September 25, 2012
The Best of Andy Puddicombe
Why We Don't Do It, When We Know It Feels Good
Just recently I received the following tweet...
“Just finished today’s Take10. I might find daily excuses not to do it, but I’ve never not felt better after it...”
I love this tweet, because it echoes a sentiment that I hear from people all the time, and I think it perfectly sums up both the challenge and the paradox facing anyone trying to establish or maintain a regular meditation practice.
It’s the craziest thing, right? We’re talking about 10, 15 or 20 minutes a day. This is an amount of time that we wouldn’t think twice about putting aside for a cup of tea, a sitcom, or book, and yet when we think of meditation there’s all of a sudden just not enough time in the day.

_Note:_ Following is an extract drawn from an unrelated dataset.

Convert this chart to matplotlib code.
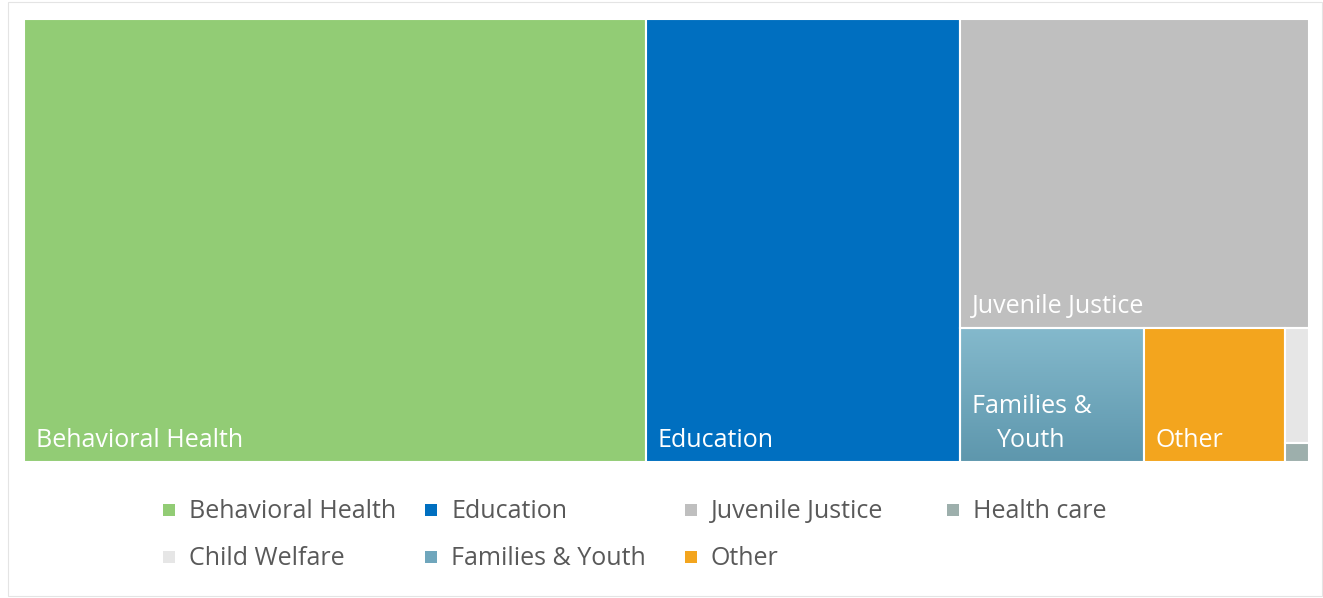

And of course we are masters at this self-deception. We might even have a protracted discussion in our mind about how we are so busy, that there is just no time, how maybe we’ll squeeze it in later. In fact this internal conversation might sometimes take as long as, oh, I don’t know, say 10, 15 or 20 minutes?
Maybe it’s because sometimes we think of meditation as a chore. But it would be far better to base your opinion of meditation on your experience rather than a projected idea of what it is. It’s simple, really: you try it, and if you feel better, you will probably want to do some more. That way a very healthy relationship with meditation develops, one which is sustainable.
That brings us to this curious paradox mentioned in the tweet. Even though we know it makes us feel better, we don’t necessarily do it. In fact I often speak to people who have fallen off the proverbial meditation wagon, and they will say, “wow, I used to feel so good when I meditated every day,” and I’ll say, “sure, so why don’t you still do it now?” and they’ll usually say something like “hmmm, good question, not sure really."
Hence the importance of taking time to reflect exactly how you feel after each meditation. Because the mind—if it is anything like mine—is not always so quick to learn. It sometimes needs prompting, prodding, reminding, and reflecting in order to actually establish that this is something positive, something that leaves you feeling physically more relaxed, mentally more calm, and emotionally more grounded and in touch with how you feel.
So, let go of any lingering self-deceptions and commit to a daily practice. You know you want to and you know you’ll feel better for it, so why would you want to do otherwise?